Occasionally, Mr. Immelt just issues an order. After a trip to Brazil in January, he became convinced that the country was rapidly advancing in technology and that G.E. should place a research lab there. When he returned to the United States, he told Mr. Little, as Mr. Immelt recalls, “Hey dude, you’re going to put a global research center in Brazil. Pick a good place.” Last month, G.E. announced it would build a research center in Rio de Janeiro.
Leadership by fiat when done in moderation, Mr. Immelt says, can drive change and set a course. “I think that if you run a big company, you’ve got to four or five times a year, just say, ‘Hey team, look, here’s where we’re going,’ ” he says. “If you do it 10 times, nobody wants to work for you. If you do it zero times, you have anarchy.”
Despite the financial crisis and recession, Mr. Immelt has kept investing for the long haul. Research and development spending increased last year to $3.3 billion, and will be still higher this year. “It would have been easy to say times are tough and we’ll pull back on research spending and long-range projects, but he didn’t do any of that,” says Vijay Govindarajan, a professor at the Tuck School of Business at Dartmouth and a former consultant to G.E. “Jeff Immelt really held onto his technology-led-innovation agenda.”
G.E.’s management traditions emphasize patience and its leaders typically have long tenures. Mr. Welch was at the helm for two decades, and Mr. Immelt, 54, has been in charge for nearly a decade. A winter or two of discontent is not cause for dismissal. But the stock price, which closed at $16.78 on Friday, is less than half its level when Mr. Immelt took over in 2001. The stock has barely budged in the last year, as G.E. slowly climbs back from the financial crisis.
There is no indication of a restive board. Yet shareholders are waiting to see better days from the battered stock of G.E., long the bluest of blue chip companies. Under Mr. Immelt, the company has pared its offerings — the plastics business was sold off, the majority stake in NBC Universal is being sold to Comcast, and, of course, GE Capital has been whittled down.
THE near-term prospects for G.E.’s stock seem to depend, if not on financial engineering, then at least on financial moves that might lift the dividend back toward its pre-crisis levels. The NBC sale to Comcast could bring $8 billion in cash. And negotiating with Mr. Buffett to buy back his $3 billion in preferred stock, which pays a 10 percent dividend, could free up $300 million in yearly fees. Those steps could clear the way to raising the dividend and making the stock fetching again for investors.
“That’s the fulcrum for G.E. stock until the economy strengthens and the industrial business really gets rolling again,” says Nicholas Heymann, an analyst for Sterne, Agee & Leach.

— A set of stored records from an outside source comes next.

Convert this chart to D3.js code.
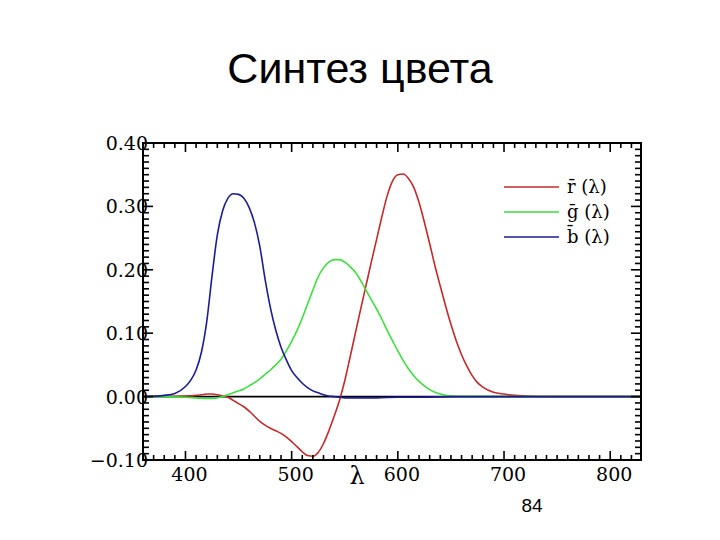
<!DOCTYPE html>
<html><head><meta charset="utf-8">
<script src="https://cdn.jsdelivr.net/npm/d3@7"></script>
<style>body{margin:0;background:#fff}svg{display:block}</style>
</head><body>
<svg id="c" width="720" height="540"></svg>
<script>
// Data (CIE 1931 RGB colour matching functions)
const redPts = [[360,0],[400,0.001],[410,0.002],[415,0.003],[420,0.004],[425,0.004],[430,0.003],[435,0.001],[440,-0.001],[445,-0.006],[450,-0.011],[455,-0.016],[460,-0.023],[465,-0.031],[470,-0.039],[475,-0.045],[480,-0.050],[485,-0.054],[490,-0.058],[495,-0.064],[500,-0.071],[505,-0.079],[510,-0.087],[515,-0.093],[520,-0.094],[525,-0.088],[530,-0.074],[535,-0.054],[540,-0.031],[545,-0.006],[550,0.025],[555,0.062],[560,0.100],[565,0.138],[570,0.175],[575,0.212],[580,0.248],[585,0.284],[590,0.317],[595,0.340],[600,0.350],[605,0.351],[610,0.344],[615,0.330],[620,0.306],[625,0.275],[630,0.241],[635,0.206],[640,0.174],[645,0.143],[650,0.114],[655,0.088],[660,0.066],[665,0.048],[670,0.033],[675,0.022],[680,0.015],[690,0.007],[700,0.004],[710,0.002],[720,0.001],[740,0],[829,0]];
const greenPts = [[360,0],[400,-0.001],[410,-0.002],[420,-0.003],[430,-0.002],[435,0.000],[440,0.003],[445,0.006],[450,0.009],[455,0.012],[460,0.017],[465,0.022],[470,0.028],[475,0.035],[480,0.042],[485,0.050],[490,0.059],[495,0.072],[500,0.087],[505,0.104],[510,0.124],[515,0.146],[520,0.168],[525,0.189],[530,0.203],[535,0.212],[540,0.216],[545,0.216],[550,0.212],[555,0.205],[560,0.196],[565,0.183],[570,0.168],[575,0.153],[580,0.138],[585,0.122],[590,0.104],[595,0.088],[600,0.072],[605,0.057],[610,0.044],[615,0.033],[620,0.024],[625,0.017],[630,0.011],[635,0.007],[640,0.004],[645,0.002],[650,0.001],[660,0],[829,0]];
const bluePts = [[360,0],[380,0.002],[390,0.005],[400,0.016],[405,0.026],[410,0.042],[415,0.070],[420,0.118],[425,0.190],[430,0.255],[435,0.293],[440,0.313],[445,0.320],[450,0.319],[455,0.313],[460,0.298],[465,0.274],[470,0.237],[475,0.185],[480,0.140],[485,0.105],[490,0.078],[495,0.058],[500,0.041],[505,0.030],[510,0.021],[515,0.014],[520,0.009],[525,0.006],[530,0.003],[535,0.001],[540,0],[545,-0.001],[550,-0.002],[580,-0.002],[600,-0.001],[620,-0.001],[650,0],[829,0]];
const xTicks = [400,500,600,700,800];
const yTicks = [0.40,0.30,0.20,0.10,0.00,-0.10];
const yTickLabels = ["0.40","0.30","0.20","0.10","0.00","\u22120.10"];
const legendLabels = ["r\u0304 (\u03bb)","g\u0304 (\u03bb)","b\u0304 (\u03bb)"];
const seriesColors = ["#c42a2a","#3ede3e","#1c1c96"];

const svg = d3.select("#c");
const L=143,R=641,T=143,B=460;
const x = d3.scaleLinear().domain([360,829]).range([L,R]);
const y = d3.scaleLinear().domain([-0.1,0.4]).range([B,T]);

// Title
svg.append("text").attr("x",360).attr("y",83).attr("text-anchor","middle")
  .attr("font-family","Liberation Sans, Arial, sans-serif").attr("font-size",43).text("Синтез цвета");
svg.append("text").attr("x",532).attr("y",512).attr("text-anchor","middle")
  .attr("font-family","Liberation Sans, Arial, sans-serif").attr("font-size",19).text("84");

// zero line
svg.append("line").attr("x1",L).attr("x2",R).attr("y1",y(0)).attr("y2",y(0))
  .attr("stroke","#000").attr("stroke-width",1.6);

// curves
const line = d3.line().x(d=>x(d[0])).y(d=>y(d[1])).curve(d3.curveMonotoneX);
[redPts,greenPts,bluePts].forEach((pts,i)=>{
  svg.append("path").datum(pts).attr("d",line).attr("fill","none")
    .attr("stroke",seriesColors[i]).attr("stroke-width",1.6);
});

// ticks
const tg = svg.append("g").attr("stroke","#000").attr("stroke-width",1.6);
d3.range(360,830,10).forEach(v=>{
  const len = (v%100===0)?9:5;
  tg.append("line").attr("x1",x(v)).attr("x2",x(v)).attr("y1",B).attr("y2",B-len);
  tg.append("line").attr("x1",x(v)).attr("x2",x(v)).attr("y1",T).attr("y2",T+len);
});
d3.range(-10,41,1).forEach(k=>{
  const v=k/100, len=(k%10===0)?10:6;
  tg.append("line").attr("x1",L).attr("x2",L+len).attr("y1",y(v)).attr("y2",y(v));
  tg.append("line").attr("x1",R).attr("x2",R-len).attr("y1",y(v)).attr("y2",y(v));
});

// frame
svg.append("rect").attr("x",L).attr("y",T).attr("width",R-L).attr("height",B-T)
  .attr("fill","none").attr("stroke","#000").attr("stroke-width",2);

// tick labels
const serif="DejaVu Serif, serif";
svg.append("g").selectAll("text").data(xTicks).join("text")
  .attr("x",d=>x(d)+4).attr("y",481).attr("text-anchor","middle")
  .attr("font-family",serif).attr("font-size",19).attr("font-weight",300).text(d=>d);
svg.append("g").selectAll("text").data(yTicks).join("text")
  .attr("x",148).attr("y",d=>y(d)+7).attr("text-anchor","end")
  .attr("font-family",serif).attr("font-size",19).text((d,i)=>yTickLabels[i]);
svg.append("text").attr("x",357).attr("y",484).attr("text-anchor","middle")
  .attr("font-family",serif).attr("font-size",24).text("\u03bb");

// legend
legendLabels.forEach((t,i)=>{
  const ly=187+25*i;
  svg.append("line").attr("x1",504).attr("x2",559).attr("y1",ly).attr("y2",ly)
    .attr("stroke",seriesColors[i]).attr("stroke-width",1.6);
  svg.append("text").attr("x",567).attr("y",ly+6).attr("font-family",serif)
    .attr("font-size",18).text(t);
});
</script>
</body></html>
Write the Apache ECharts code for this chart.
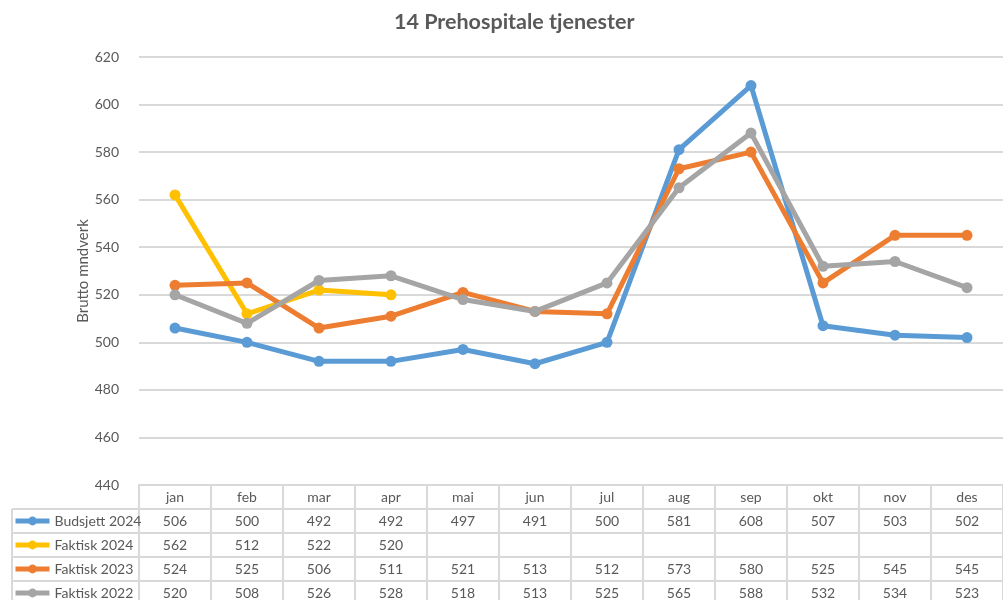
<!DOCTYPE html>
<html lang="no">
<head>
  <meta charset="UTF-8">
  <title>14 Prehospitale tjenester</title>
  <script src="https://cdn.jsdelivr.net/npm/echarts@6/dist/echarts.min.js"></script>
  <style>
    html, body { margin: 0; padding: 0; background: #fff; }
    #chart { width: 1003px; height: 600px; }
  </style>
</head>
<body>
  <div id="chart"></div>
  <script>
    // chart data
    const months = ['jan', 'feb', 'mar', 'apr', 'mai', 'jun', 'jul', 'aug', 'sep', 'okt', 'nov', 'des'];
    const seriesNames = ['Budsjett 2024', 'Faktisk 2024', 'Faktisk 2023', 'Faktisk 2022'];
    const budsjett2024 = [506, 500, 492, 492, 497, 491, 500, 581, 608, 507, 503, 502];
    const faktisk2024 = [562, 512, 522, 520, null, null, null, null, null, null, null, null];
    const faktisk2023 = [524, 525, 506, 511, 521, 513, 512, 573, 580, 525, 545, 545];
    const faktisk2022 = [520, 508, 526, 528, 518, 513, 525, 565, 588, 532, 534, 523];
    const yTicks = [440, 460, 480, 500, 520, 540, 560, 580, 600, 620];

    const allValues = [budsjett2024, faktisk2024, faktisk2023, faktisk2022];
    const colors = ['#5b9bd5', '#ffc000', '#ed7d31', '#a5a5a5'];

    const font = 'Lato';
    const textColor = '#595959';
    const lineColor = '#d9d9d9';

    // layout of the plot + data table
    const gridLeft = 139;
    const gridTop = 57;
    const tableTop = 485;
    const rowH = 24;
    const labelLeft = 12;

    let myChart = echarts.init(document.getElementById('chart'));

    // one category axis per table row: header + one row per series
    let xAxes = [];
    for (let r = 0; r <= seriesNames.length; r++) {
      xAxes.push({
        type: 'category',
        data: months,
        position: 'bottom',
        offset: r * rowH,
        boundaryGap: true,
        axisLine: { show: true, lineStyle: { color: lineColor, width: 2 } },
        axisTick: { show: true, interval: 0, length: rowH, lineStyle: { color: lineColor, width: 2 } },
        splitLine: { show: false },
        axisLabel: {
          interval: 0,
          margin: 5,
          color: textColor,
          fontFamily: font,
          fontSize: 14,
          formatter: function (value, idx) {
            if (r === 0) return value;
            let v = allValues[r - 1][idx];
            return v == null ? '' : String(v);
          }
        }
      });
    }

    // borders of the left label column
    let borders = [];
    for (let r = 1; r <= seriesNames.length; r++) {
      let y = tableTop + r * rowH;
      borders.push({
        type: 'line',
        shape: { x1: labelLeft, y1: y, x2: gridLeft, y2: y },
        style: { stroke: lineColor, lineWidth: 2 }
      });
    }
    borders.push({
      type: 'line',
      shape: { x1: labelLeft, y1: tableTop + rowH, x2: labelLeft, y2: 600 },
      style: { stroke: lineColor, lineWidth: 2 }
    });

    let option = {
      animation: false,
      backgroundColor: '#fff',
      title: {
        text: '14 Prehospitale tjenester',
        left: 389,
        top: 6,
        textStyle: { color: textColor, fontFamily: font, fontSize: 21.5, fontWeight: 'bold' }
      },
      legend: {
        data: seriesNames,
        orient: 'vertical',
        left: labelLeft + 1,
        top: tableTop + rowH + 5,
        padding: 0,
        itemWidth: 34,
        itemHeight: 11,
        itemGap: 10,
        selectedMode: false,
        lineStyle: { width: 5 },
        textStyle: { color: textColor, fontFamily: font, fontSize: 14 }
      },
      grid: {
        left: gridLeft,
        right: -2,
        top: gridTop,
        bottom: 600 - tableTop
      },
      xAxis: xAxes,
      yAxis: {
        type: 'value',
        min: yTicks[0],
        max: yTicks[yTicks.length - 1],
        interval: 20,
        name: 'Brutto mndverk',
        nameLocation: 'middle',
        nameGap: 48,
        nameMoveOverlap: false,
        nameTextStyle: { color: textColor, fontFamily: font, fontSize: 15 },
        axisLine: { show: false },
        axisTick: { show: false },
        axisLabel: { color: textColor, fontFamily: font, fontSize: 14, margin: 20 },
        splitLine: { lineStyle: { color: lineColor, width: 2 } }
      },
      graphic: borders,
      series: seriesNames.map(function (name, i) {
        return {
          name: name,
          type: 'line',
          xAxisIndex: 0,
          data: allValues[i],
          color: colors[i],
          symbol: 'circle',
          symbolSize: 11,
          lineStyle: { width: 5, color: colors[i] },
          itemStyle: { color: colors[i] }
        };
      })
    };

    myChart.setOption(option);
  </script>
</body>
</html>
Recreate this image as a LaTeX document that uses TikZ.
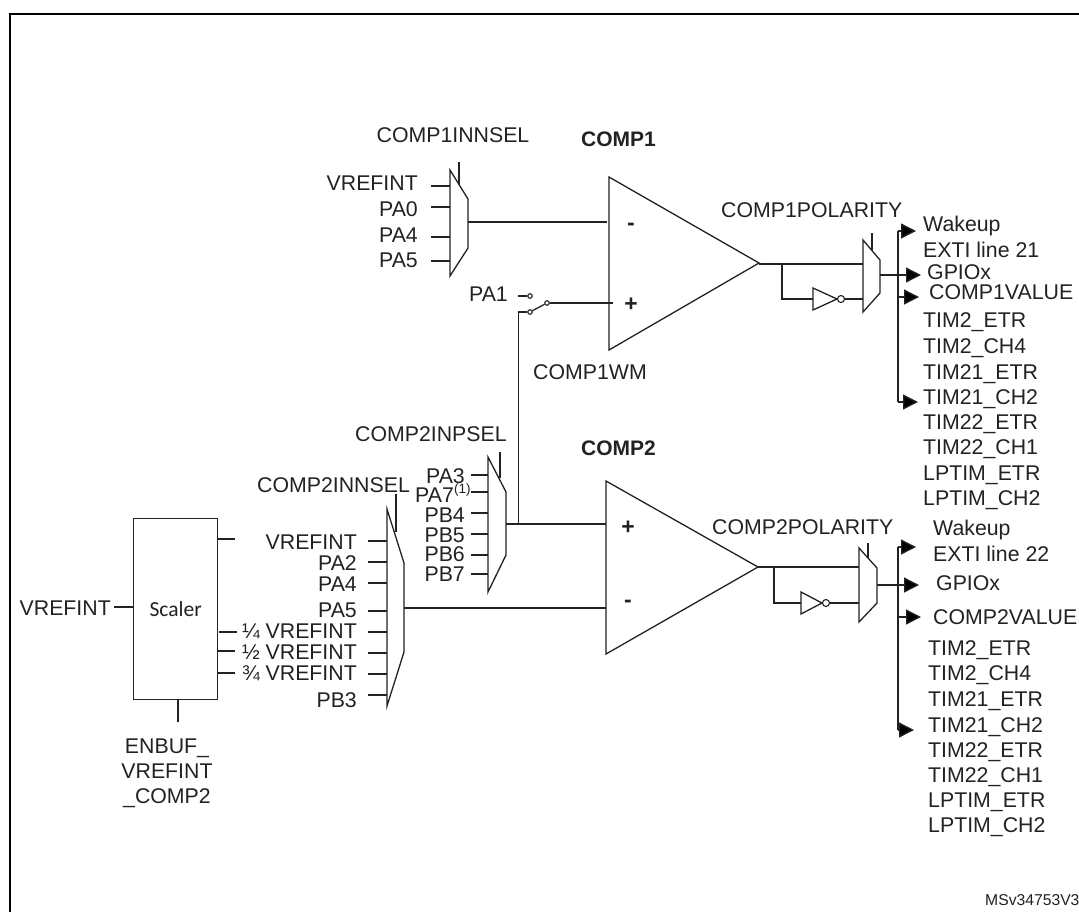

Mr. Immelt observes that G.E.’s stock, which climbed above $40 in 2007 before the crisis kicked in, has mirrored how investors have viewed financial services over the last decade. That’s a perception Mr. Immelt hopes to change as he re-emphasizes G.E.’s manufacturing prowess and reins in the financial operation.
“As we come out of the recession, we’re going to see if the moves to streamline the portfolio will pay off,” says Steven Winoker, an analyst for Sanford C. Bernstein & Company. “We haven’t seen positive results yet.”
For his part, Mr. Immelt is an optimist. “We’re going to be one of the companies that comes out of the crisis stronger than we went in,” he says. “I think that is something that is ultimately going to be good for employees and investors.”